The plan was revealed in documents leaked to the Manchester Evening News and is due for implementation in April next year.
The board will have control of public health, social care, general practice services, mental health and acute and community care — the whole of the region’s health and social care system.
Labour immediately attacked the Tories’ record on the NHS, including the broken pledge of “no top-down re-organisation” of the NHS.
“After the failure of their top-down reorganisation of the NHS nobody will trust the Tories on the NHS,” said a spokesperson.
“The Tories have taken the NHS backwards with waiting lists going up, more people waiting longer to see their GP, and accident and emergency in crisis. This announcement will do nothing to address those failures.
“Only Labour has committed to the extra £2.5bn year a year that the NHS needs to employ 20,000 nurses and 8,000 more GPs. Without a real plan for the NHS like Labour’s and a plan for the proper integration of health and social care there is a real danger that the government will be devolving a funding crisis.
“We have yet to see the full details of this proposal, and people working in the NHS will want to be persuaded of the case for a new layer of management. The government also ought to get the message that change is needed for the whole of England and not just Greater Manchester.”

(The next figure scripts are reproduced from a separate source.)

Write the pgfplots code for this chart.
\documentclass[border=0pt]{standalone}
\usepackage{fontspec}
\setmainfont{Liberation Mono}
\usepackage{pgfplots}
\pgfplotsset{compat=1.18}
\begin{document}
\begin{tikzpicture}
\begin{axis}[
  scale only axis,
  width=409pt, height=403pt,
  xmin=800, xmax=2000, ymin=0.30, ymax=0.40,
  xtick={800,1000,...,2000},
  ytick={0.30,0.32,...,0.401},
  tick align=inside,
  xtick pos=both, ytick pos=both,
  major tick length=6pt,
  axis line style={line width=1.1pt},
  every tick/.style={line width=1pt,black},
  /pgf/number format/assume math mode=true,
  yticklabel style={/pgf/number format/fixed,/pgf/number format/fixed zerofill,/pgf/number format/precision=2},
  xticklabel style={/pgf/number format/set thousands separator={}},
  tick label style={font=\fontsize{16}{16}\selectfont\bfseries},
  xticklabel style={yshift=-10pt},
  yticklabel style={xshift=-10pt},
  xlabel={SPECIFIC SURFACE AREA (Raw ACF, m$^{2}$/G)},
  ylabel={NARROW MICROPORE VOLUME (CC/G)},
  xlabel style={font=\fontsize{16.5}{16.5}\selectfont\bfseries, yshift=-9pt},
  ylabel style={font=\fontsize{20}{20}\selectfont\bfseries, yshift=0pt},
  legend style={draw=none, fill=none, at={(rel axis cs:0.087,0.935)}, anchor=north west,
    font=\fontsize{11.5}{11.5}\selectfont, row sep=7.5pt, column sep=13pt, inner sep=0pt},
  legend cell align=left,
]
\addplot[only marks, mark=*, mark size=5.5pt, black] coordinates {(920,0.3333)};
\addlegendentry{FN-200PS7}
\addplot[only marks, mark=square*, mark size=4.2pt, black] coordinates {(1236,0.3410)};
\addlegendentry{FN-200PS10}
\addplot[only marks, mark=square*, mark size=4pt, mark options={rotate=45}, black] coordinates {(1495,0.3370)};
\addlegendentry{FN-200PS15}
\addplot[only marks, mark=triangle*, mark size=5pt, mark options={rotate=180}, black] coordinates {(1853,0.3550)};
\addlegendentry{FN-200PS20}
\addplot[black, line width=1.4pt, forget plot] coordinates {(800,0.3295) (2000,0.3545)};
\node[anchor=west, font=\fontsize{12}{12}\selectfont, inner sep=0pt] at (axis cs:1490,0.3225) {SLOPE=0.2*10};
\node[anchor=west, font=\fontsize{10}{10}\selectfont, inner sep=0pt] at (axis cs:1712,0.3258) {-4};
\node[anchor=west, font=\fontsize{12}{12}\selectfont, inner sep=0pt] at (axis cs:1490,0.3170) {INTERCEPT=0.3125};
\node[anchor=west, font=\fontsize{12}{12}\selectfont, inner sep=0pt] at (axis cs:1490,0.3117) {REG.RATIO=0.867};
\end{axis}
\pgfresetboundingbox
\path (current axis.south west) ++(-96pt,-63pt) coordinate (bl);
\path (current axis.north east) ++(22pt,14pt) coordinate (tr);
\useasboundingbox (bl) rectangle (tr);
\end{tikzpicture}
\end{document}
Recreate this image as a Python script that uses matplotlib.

A spokesperson for union Unite said: “We echo the view of shadow health secretary Andy Burnham that we would like to see more detail on this proposal before commenting more fully.”
As reported in the Morning Star, Greater Manchester has also been selected by the coalition government for devolution, with the handing of powers to a mayor.
The first mayoral election is planned for next year, but pending that election the government is expected to appoint one. Campaigners are demanding a referendum on devolution.